Dan explains in the introduction to his gingerbread recipe that you should expect a dense texture, like a paneforte, and as they bake the apricots, candied peel and ginger melt into the honey and molasses.  The resulting gingerbread is intense, chewy and very moreish.  I haven’t any brandy to try it out with yet but I’ve found it difficult to stop myself taking another slice.  In texture and taste it reminds me of the wonderful Grasmere gingerbread from the Lake District.  And while my cutting of the gingerbread was hardly sufficiently well executed to be fit for a queen, a touch of gold dusting powder not only gave it a certain regal air but also offered a contemporary nod to the fabulous tradition of gilded gingerbread

IMG_4340

     the gingerbread out of the oven 

IMG_4342

not quite the diamond shape Dan Lepard suggested but given a bit of extra sparkle with some gold powder

Festive teatime favourite

26 Dec

IMG_3783

Christmas baking in glorious technicolour!

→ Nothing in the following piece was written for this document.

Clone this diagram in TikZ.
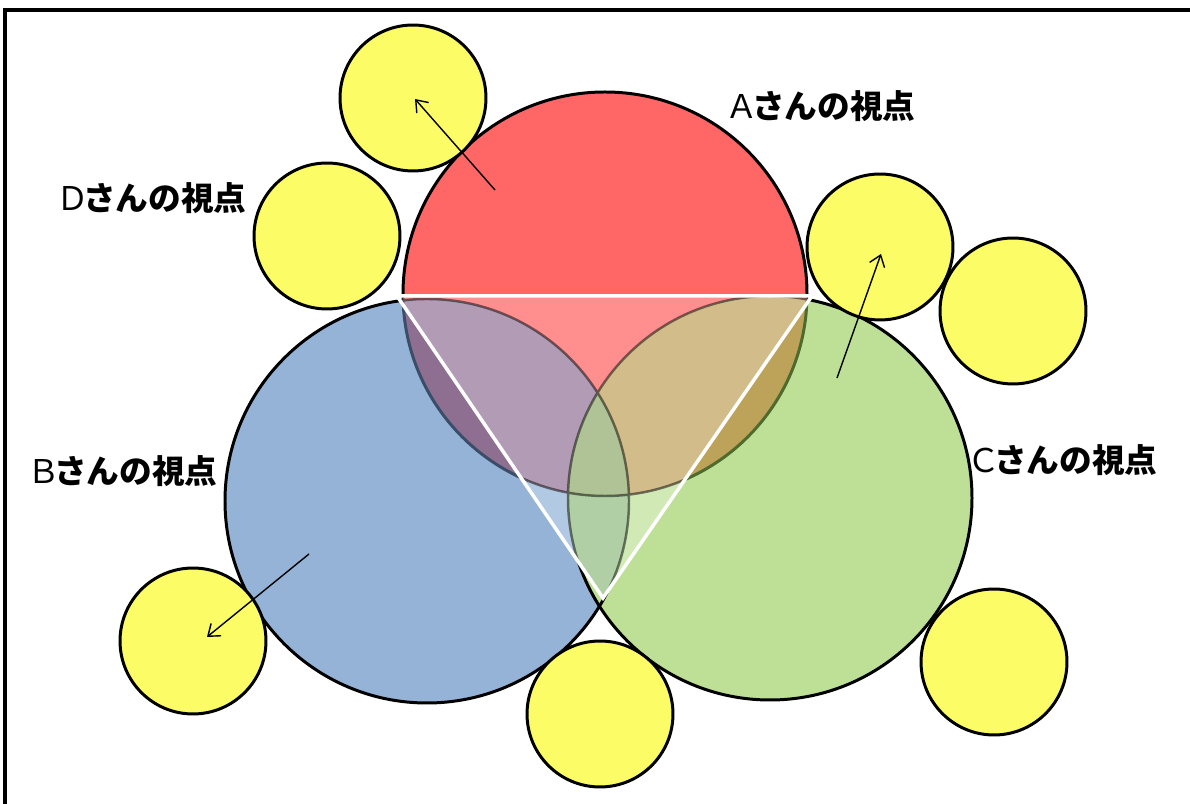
\documentclass[tikz,border=0pt]{standalone}
\usepackage{fontspec}
\newfontfamily\cjk{Noto Sans CJK JP}
\usetikzlibrary{arrows.meta}
\definecolor{yel}{HTML}{FCFC66}
\definecolor{redA}{HTML}{FF6666}
\definecolor{blueB}{HTML}{95B3D7}
\definecolor{greenC}{HTML}{BDE096}
\definecolor{rbOut}{HTML}{8F6F91}
\definecolor{rgOut}{HTML}{BDA25A}
\definecolor{redIn}{HTML}{FF8F8F}
\definecolor{blueIn}{HTML}{B1C9E2}
\definecolor{greenIn}{HTML}{D1E9B4}
\definecolor{bgIn}{HTML}{B0CFA5}
\definecolor{rbIn}{HTML}{B29BB5}
\definecolor{rgIn}{HTML}{D2BC8A}
\definecolor{rbgIn}{HTML}{AFC396}
\definecolor{edgeB}{HTML}{3A4E68}
\definecolor{edgeC}{HTML}{4E6A2C}
\tikzset{
  bigline/.style={line width=1.7pt},
  ycirc/.style={circle, draw=black, fill=yel, line width=1.7pt, minimum size=2.92cm, inner sep=0pt},
  viewarrow/.style={line width=0.8pt, -{Straight Barb[length=6pt,width=9pt]}},
  lbl/.style={anchor=west, inner sep=0pt, font=\cjk\fontsize{18.6pt}{21pt}\selectfont},
}
\newcommand{\vlabel}[1]{#1\kern-0.18em{\bfseries さんの視点}}
\begin{document}
\begin{tikzpicture}[x=0.02cm,y=0.02cm]
\useasboundingbox (0,0) rectangle (1190,804);
\coordinate (A) at (605,510);
\coordinate (B) at (427,303);
\coordinate (C) at (770,306);
\coordinate (T1) at (397,508);
\coordinate (T2) at (812,508);
\coordinate (T3) at (603,206);
\def\R{202}
% blue and green circles
\fill[blueB] (B) circle[radius=\R];
\fill[greenC] (C) circle[radius=\R];
\draw[bigline] (B) circle[radius=\R];
\draw[bigline] (C) circle[radius=\R];
% red lower half overlaps outside triangle
\begin{scope}
  \clip (0,0) rectangle (1190,508);
  \clip (A) circle[radius=\R];
  \fill[rbOut] (B) circle[radius=\R];
  \fill[rgOut] (C) circle[radius=\R];
\end{scope}
\begin{scope}
  \clip (0,0) rectangle (605,508);
  \draw[bigline, edgeB] (A) circle[radius=\R];
\end{scope}
\begin{scope}
  \clip (605,0) rectangle (1190,508);
  \draw[bigline, edgeC] (A) circle[radius=\R];
\end{scope}
% red upper half
\begin{scope}
  \clip (0,508) rectangle (1190,804);
  \fill[redA] (A) circle[radius=\R];
  \draw[bigline] (A) circle[radius=\R];
\end{scope}
% inside triangle
\begin{scope}
  \clip (T1) -- (T2) -- (T3) -- cycle;
  \fill[blueIn] (B) circle[radius=\R];
  \fill[greenIn] (C) circle[radius=\R];
  \begin{scope}\clip (B) circle[radius=\R]; \fill[bgIn] (C) circle[radius=\R];\end{scope}
  \fill[redIn] (A) circle[radius=\R];
  \begin{scope}\clip (A) circle[radius=\R]; \fill[rbIn] (B) circle[radius=\R];\end{scope}
  \begin{scope}\clip (A) circle[radius=\R]; \fill[rgIn] (C) circle[radius=\R];\end{scope}
  \begin{scope}\clip (A) circle[radius=\R]; \clip (B) circle[radius=\R]; \fill[rbgIn] (C) circle[radius=\R];\end{scope}
  \draw[line width=1.4pt, black, opacity=0.5] (A) circle[radius=\R] (B) circle[radius=\R] (C) circle[radius=\R];
\end{scope}
% white triangle
\draw[white, line width=2pt, line join=miter] (T1) -- (T2) -- (T3) -- cycle;
% yellow circles
\node[ycirc] (y1) at (413,706) {};
\node[ycirc] (y2) at (327,568) {};
\node[ycirc] (y3) at (880,557) {};
\node[ycirc] (y4) at (1013,493) {};
\node[ycirc] (y5) at (193,163) {};
\node[ycirc] (y6) at (600,90) {};
\node[ycirc] (y7) at (994,142) {};
% arrows
\coordinate (a1s) at (495,614); \coordinate (a1e) at (415,705);
\coordinate (a2s) at (837,426); \coordinate (a2e) at (881,550);
\coordinate (a3s) at (309,250); \coordinate (a3e) at (207,167);
\draw[viewarrow] (a1s) -- (a1e);
\draw[viewarrow] (a2s) -- (a2e);
\draw[viewarrow] (a3s) -- (a3e);
% labels
\node[lbl] (la) at (725,698) {\vlabel{Ａ}};
\node[lbl] (ld) at (56,606) {\vlabel{Ｄ}};
\node[lbl] (lb) at (27,333) {\vlabel{Ｂ}};
\node[lbl] (lc) at (967,344) {\vlabel{Ｃ}};
% frame
\draw[line width=1.8pt] (5,0) -- (5,794) -- (1190,794);
\end{tikzpicture}
\end{document}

Inspired by William Tempest’s photograph on his Facebook page I decided to have a go at his Christmas Battenburg.  As an almond lover Battenburgs are one of my favourite cakes; a light vanilla sponge in bright pink and yellow encased in a cloak of marzipan.  The best history of the Battenburg is given by food historian Ivan Day on his blog, which dispels the myth that the cake was created to celebrate the wedding of Princess Beatrice (youngest daughter of Queen Victoria) to Henry, Prince of Battenburg and has some wonderful images of the most intricate Battenburgs with 25 piece chequerboards from the early 20th century.

Over the past few years there have been a range of variations on the classic Battenburg; Mary Berry’s coffee and walnut Battenburg that was a Great British Bake Off technical challenge and the Union Jack Batternburg produced to celebrate everything from the Royal Wedding of 2011 to this year’s Olympics.

William Tempest’s Christmas version however is unmissable, largely because of its amazing coloured red and green sponge.  Merry Christmas everybody.

IMG_3780

The basic vanilla sponge mixture

IMG_3781 Setting up the baking tin to get two colours – the results of frangipani mince pie baking in the background

  IMG_3784

The baked sponge, ready for assembly

IMG_3785

Creating the layers (cinnamon buns in the background).

IMG_3786

Rolling out the marzipan; in retrospect I think that I made this a little too thin (see results below).  I went for white marzipan which of course is not as white as fondant icing but definitely more traditional and tastes far better.

IMG_3787

The finished cake and its miniature companion created from the off cuts.  I didn’t have a holly cutter so I had to create the leaves by cutting them out with a knife which was particularly easy.  The silver degrees were also difficult to keep in place and all over Christmas I’ve had to endure caustic comments from my mother about the unnatural colouring of the Battenburg sponge but I’m still pleased I gave it a go.